Art. 55. The partners have an unlimited joint and several liability for the operations carried on behalf of the partnership by the representatives.

The court decision issued against the partnership is executory against each partner.

Art. 56. For the approval of the annual report and for the decisions concerning the liability of the administrators the vote of the partners holding a majority of the capital is needed.
Art. 57. The transfer of partnership interest is allowed if it is allowed by the partnership contract.

The transfer does not release the transferor partner of what he/she still owes for his/her share of capital to the partnership.

The transferor partner is liable to the third parties according to the provisions of Art.168.

If the partnership contract provides for the retirement of a partner the provisions of Arts.168 and 170 will be applicable.

Chapter III

Limited Partnerships

Art. 58. The administration of the limited partnership will be entrusted to one or more general partners.
Art. 59. The limited partner may conclude operations on behalf of the limited partnership only if he/she has a special mandate for specific operations issued by the representatives of the limited partnership which is recorded in the Register of Commerce. Otherwise, the limited partner has an unlimited joint and several liability for all obligations of the partnership as of the date of the operation concluded by him/her.

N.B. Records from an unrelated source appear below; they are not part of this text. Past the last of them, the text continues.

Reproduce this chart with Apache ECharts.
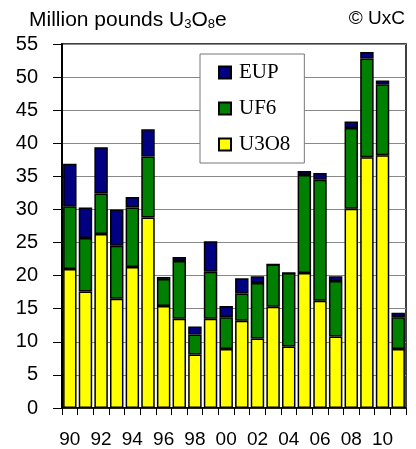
<!DOCTYPE html>
<html><head><meta charset="utf-8">
<script src="https://cdn.jsdelivr.net/npm/echarts@6/dist/echarts.min.js"></script>
<style>html,body{margin:0;padding:0;background:#fff}#c{width:416px;height:449px}</style>
</head><body><div id="c"></div>
<script>
var categories = ['90','91','92','93','94','95','96','97','98','99','00','01','02','03','04','05','06','07','08','09','10','11'];
var u3o8 = [21.0,17.6,26.3,16.5,21.3,28.8,15.4,13.5,8.1,13.5,8.9,13.2,10.5,15.3,9.3,20.4,16.2,10.8,30.1,37.9,38.2,8.9];
var uf6  = [9.5,8.1,6.1,8.0,9.0,9.2,4.1,8.7,3.0,7.1,4.8,4.1,8.4,6.4,11.1,14.8,18.3,8.4,12.2,14.9,10.7,4.8];
var eup  = [6.4,4.6,7.0,5.5,1.6,4.1,0.3,0.6,1.2,4.6,1.7,2.3,1.0,0,0,0.6,1.0,0.7,1.0,1.0,0.6,0.7];
var yTicks = {min:0, max:55, interval:5};

var chart = echarts.init(document.getElementById('c'));
var border = {borderColor:'#000', borderWidth:1.5};
function s(name, data, color){
  return {name:name, type:'bar', stack:'t', data:data, barCategoryGap:'14%',
    itemStyle:Object.assign({color:color}, border), animation:false};
}
chart.setOption({
  animation:false,
  grid:{left:62, right:10, top:44, bottom:39, show:true, borderColor:'#000', borderWidth:1.5},
  title:[{
    left:29, top:7, padding:0,
    text:'{a|Million pounds U}{s|3}{a|O}{s|8}{a|e}',
    textStyle:{fontWeight:'normal', rich:{
      a:{fontFamily:'Liberation Sans', fontSize:21, fontWeight:'normal', color:'#000', verticalAlign:'bottom', lineHeight:24},
      s:{fontFamily:'Liberation Sans', fontSize:13, fontWeight:'normal', color:'#000', verticalAlign:'bottom', lineHeight:20}
    }}
  },{
    right:11, top:7, padding:0, text:'© UxC',
    textStyle:{fontFamily:'Liberation Sans', fontSize:19, fontWeight:'normal', color:'#000', lineHeight:24}
  }],
  legend:{
    data:['EUP','UF6','U3O8'], orient:'vertical', left:200, top:54,
    padding:[8,14,8,18], itemGap:15, itemWidth:12, itemHeight:12, icon:'rect',
    backgroundColor:'#fff', borderColor:'#777', borderWidth:1,
    formatter:'{t|{name}}',
    textStyle:{fontFamily:'Liberation Serif', fontSize:21, color:'#000',
      rich:{t:{fontFamily:'Liberation Serif', fontSize:21, color:'#000', width:62, padding:[0,0,0,3]}}}
  },
  xAxis:{type:'category', data:categories,
    axisLine:{lineStyle:{color:'#000', width:1.5}},
    axisTick:{show:true, length:7, interval:0, lineStyle:{color:'#000'}},
    axisLabel:{interval:1, fontFamily:'Liberation Sans', fontSize:19, color:'#000', margin:22}
  },
  yAxis:{type:'value', min:yTicks.min, max:yTicks.max, interval:yTicks.interval,
    axisLine:{show:true, lineStyle:{color:'#000', width:2}},
    axisTick:{show:true, length:9, lineStyle:{color:'#000'}},
    splitLine:{lineStyle:{color:'#888', width:1}},
    axisLabel:{fontFamily:'Liberation Sans', fontSize:20, color:'#000', margin:24}
  },
  series:[s('U3O8', u3o8, '#ffff00'), s('UF6', uf6, '#008000'), s('EUP', eup, '#000080')]
});
</script></body></html>
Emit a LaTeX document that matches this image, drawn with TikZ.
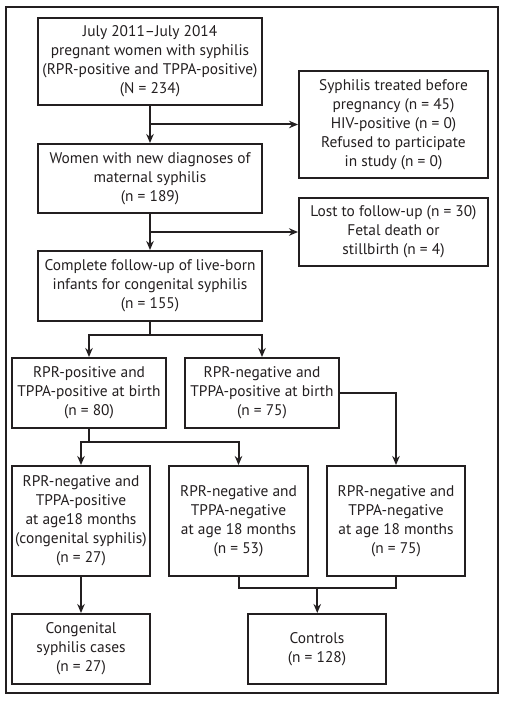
\documentclass[tikz,border=0pt]{standalone}
\usepackage{fontspec}
\setmainfont{PT Sans}
\usetikzlibrary{calc,arrows.meta}
\definecolor{ink}{HTML}{231F20}

\begin{document}
\begin{tikzpicture}[x=1pt, y=-1pt, >={Stealth[length=9pt,width=7.5pt]}, line width=2pt,
    box/.style={draw=ink, text=ink, align=center, inner sep=0pt,
      font=\fontsize{15.4}{19}\selectfont},
    link/.style={draw=ink, line width=2pt}]
    \useasboundingbox (0,0) rectangle (506,703);
    \draw[ink] (6,7) rectangle (498,693);
    % main column
    \node[box, minimum width=224pt, minimum height=87pt] (start) at (150,61.5)
      {July 2011--July 2014\\pregnant women with syphilis\\(RPR-positive and TPPA-positive)\\(N = 234)};
    \node[box, minimum width=189pt, minimum height=107pt] (excl) at (393.5,124.5)
      {Syphilis treated before\\pregnancy (n = 45)\\HIV-positive (n = 0)\\Refused to participate\\in study (n = 0)};
    \node[box, minimum width=224pt, minimum height=69pt] (newdx) at (150,178.5)
      {Women with new diagnoses of\\maternal syphilis\\(n = 189)};
    \node[box, minimum width=189pt, minimum height=68pt] (lost) at (393.5,232)
      {Lost to follow-up (n = 30)\\Fetal death or\\stillbirth (n = 4)};
    \node[box, minimum width=224pt, minimum height=70pt] (infants) at (150,286)
      {Complete follow-up of live-born\\infants for congenital syphilis\\(n = 155)};
    % status at birth
    \node[box, minimum width=154pt, minimum height=70pt] (birthpos) at (89,393)
      {RPR-positive and\\TPPA-positive at birth\\(n = 80)};
    \node[box, minimum width=154pt, minimum height=70pt] (birthneg) at (262,393)
      {RPR-negative and\\TPPA-positive at birth\\(n = 75)};
    % status at 18 months
    \node[box, minimum width=138pt, minimum height=110pt] (cs) at (81,521)
      {RPR-negative and\\TPPA-positive\\at age18 months\\(congenital syphilis)\\(n = 27)};
    \node[box, minimum width=139pt, minimum height=110pt] (negA) at (238.5,521)
      {RPR-negative and\\TPPA-negative\\at age 18 months\\(n = 53)};
    \node[box, minimum width=138pt, minimum height=110pt] (negB) at (396,521)
      {RPR-negative and\\TPPA-negative\\at age 18 months\\(n = 75)};
    % outcome
    \node[box, minimum width=138pt, minimum height=70pt] (cases) at (81,649)
      {Congenital\\syphilis cases\\(n = 27)};
    \node[box, minimum width=138pt, minimum height=70pt] (controls) at (317,649)
      {Controls\\(n = 128)};

    \draw[link, ->] (start) -- (newdx);
    \draw[link, ->] (start.south |- excl.west) -- (excl.west);
    \draw[link, ->] (newdx) -- (infants);
    \draw[link, ->] (newdx.south |- lost.west) -- (lost.west);
    \draw[link] (infants.south) -- ++(0,13) coordinate (split1);
    \draw[link, ->] (split1) -| (birthpos.north);
    \draw[link, ->] (split1) -| (birthneg.north);
    \draw[link] (birthpos.south) -- ++(0,13) coordinate (split2);
    \draw[link, ->] (split2) -| (cs.north);
    \draw[link, ->] (split2) -| (negA.north);
    \draw[link, ->] (birthneg.east) -| (negB.north);
    \draw[link, ->] (cs) -- (cases);
    \draw[link] (negA.south) -- ++(0,11) -| (negB.south);
    \coordinate (join) at ($(negA.south)!0.5!(negB.south)+(0,11)$);
    \draw[link, ->] (join) -- (join |- controls.north);
\end{tikzpicture}
\end{document}
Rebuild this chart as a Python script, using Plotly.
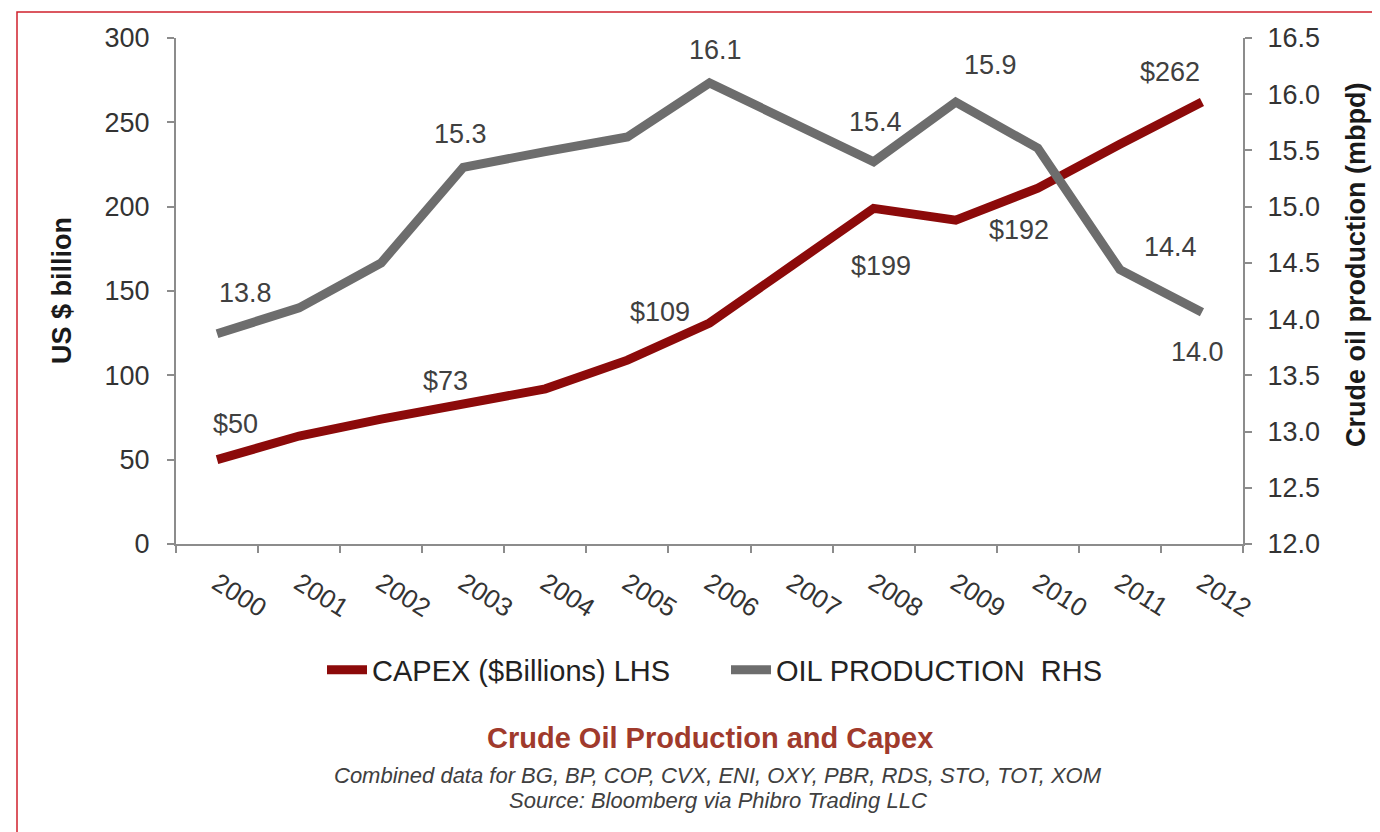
import plotly.graph_objects as go

years = ["2000", "2001", "2002", "2003", "2004", "2005", "2006",
         "2007", "2008", "2009", "2010", "2011", "2012"]
capex = [50, 64, 74, 83, 92, 109, 131, 165, 199, 192, 211, 237, 262]
oil = [13.87, 14.1, 14.5, 15.35, 15.49, 15.62, 16.1, 15.75, 15.4, 15.93, 15.52, 14.44, 14.06]

capex_label_years = ["2000", "2002", "2005", "2008", "2009", "2012"]
capex_label_text = ["$50", "$73", "$109", "$199", "$192", "$262"]
oil_label_years = ["2000", "2003", "2006", "2008", "2009", "2011", "2012"]
oil_label_text = ["13.8", "15.3", "16.1", "15.4", "15.9", "14.4", "14.0"]

left_ticks = [0, 50, 100, 150, 200, 250, 300]
right_ticks = [12.0, 12.5, 13.0, 13.5, 14.0, 14.5, 15.0, 15.5, 16.0, 16.5]

# label offsets in pixels (style, not data)
capex_shift = [(18, 36), (64, 38), (33, 48), (7, -58), (63, -10), (-32, 30)]
oil_shift = [(28, 41), (-3, 33), (6, 33), (2, 40), (35, 37), (51, 23), (-4, -40)]

OFF = 8  # page body margin
W, H = 1380 - OFF, 832 - OFF
L, T = 176 - OFF, 38 - OFF
PW, PH = 1067, 506
R = W - L - PW
B = H - T - PH


def px(x):
    return (x - 176) / PW


def py(y):
    return (544 - y) / PH


RED = "#8c0a0a"
GREY = "#6d6d6d"
TXT = "#404040"
AX = "#8c8c8c"
FONT = "Liberation Sans, Arial, sans-serif"

fig = go.Figure()
fig.add_trace(go.Scatter(x=years, y=capex, mode="lines", name="CAPEX ($Billions) LHS",
                         line=dict(color=RED, width=9), yaxis="y"))
fig.add_trace(go.Scatter(x=years, y=oil, mode="lines", name="OIL PRODUCTION  RHS",
                         line=dict(color=GREY, width=9), yaxis="y2"))

annotations = []
for yr, t, (dx, dy) in zip(capex_label_years, capex_label_text, capex_shift):
    i = years.index(yr)
    annotations.append(dict(x=i, y=capex[i], xref="x", yref="y", text=t,
                            showarrow=False, xshift=dx, yshift=dy,
                            font=dict(size=27, color=TXT, family=FONT)))
for yr, t, (dx, dy) in zip(oil_label_years, oil_label_text, oil_shift):
    i = years.index(yr)
    annotations.append(dict(x=i, y=oil[i], xref="x", yref="y2", text=t,
                            showarrow=False, xshift=dx, yshift=dy,
                            font=dict(size=27, color=TXT, family=FONT)))


def note(x, y, text, size, color, angle=0):
    return dict(x=px(x), y=py(y), xref="paper", yref="paper", text=text,
                textangle=angle, showarrow=False, xanchor="center", yanchor="middle",
                font=dict(size=size, color=color, family=FONT))


annotations += [
    note(62, 291, "<b>US $ billion</b>", 27, "#1a1a1a", -90),
    note(1356, 265, "<b>Crude oil production (mbpd)</b>", 27, "#1a1a1a", -90),
    note(710, 738, "<b>Crude Oil Production and Capex</b>", 29, "#a03a2c"),
    note(718, 775, "<i>Combined data for BG, BP, COP, CVX, ENI, OXY, PBR, RDS, STO, TOT, XOM</i>",
         22, TXT),
    note(718, 800, "<i>Source: Bloomberg via Phibro Trading LLC</i>", 22, TXT),
]

fig.update_layout(
    width=W, height=H,
    margin=dict(l=L, r=R, t=T, b=B, pad=0),
    paper_bgcolor="white", plot_bgcolor="white",
    font=dict(family=FONT, color=TXT),
    showlegend=True,
    legend=dict(orientation="h", x=px(726), y=py(670), xanchor="center", yanchor="middle",
                font=dict(size=29, color="#222222", family=FONT), itemwidth=40,
                entrywidth=349, bgcolor="rgba(0,0,0,0)", traceorder="normal"),
    xaxis=dict(type="category", showgrid=False, showline=True, linecolor=AX, linewidth=2,
               ticks="outside", tickson="boundaries", ticklen=7, tickcolor=AX, tickwidth=2,
               tickangle=32, tickfont=dict(size=26, color="#333333", family=FONT),
               range=[-0.5, len(years) - 0.5], zeroline=False, ticklabelstandoff=12),
    yaxis=dict(range=[0, 300], tickvals=left_ticks, showgrid=False, showline=True,
               linecolor=AX, linewidth=2, ticks="outside", ticklen=7, tickcolor=AX,
               tickwidth=2, tickfont=dict(size=27, color="#333333", family=FONT),
               zeroline=False, ticklabelstandoff=12),
    yaxis2=dict(range=[12, 16.5], tickvals=right_ticks, tickformat=".1f", overlaying="y",
                side="right", showgrid=False, showline=True, linecolor=AX, linewidth=2,
                ticks="outside", ticklen=7, tickcolor=AX, tickwidth=2,
                tickfont=dict(size=27, color="#333333", family=FONT), zeroline=False,
                ticklabelstandoff=10),
    annotations=annotations,
    shapes=[dict(type="rect", xref="paper", yref="paper", x0=px(17), x1=px(1420),
                 y0=py(12), y1=py(900), line=dict(color="#d0202c", width=1.5),
                 fillcolor="rgba(0,0,0,0)", layer="above")],
)

fig.write_html("out.html")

The limited partner may handle tasks concerning the internal administration of the limited partnership, supervisory assignments, participate in the appointment and revocation of the administrators, according to the law, or grant, within the limits provided for by the partnership contract, authorization to the administrators for operations exceeding their powers.

The limited partner has also the right to ask for a copy of the annual report and profit and loss account and to control their accuracy by a review of the books and supporting documents.

Art. 60. The provisions of Arts.45, 46 paragraph 1, Arts. 47, 49, 53, 54, 56, and 57 will also apply to limited partnerships and provisions of Arts.50, 51, 52, and 55 to limited partners.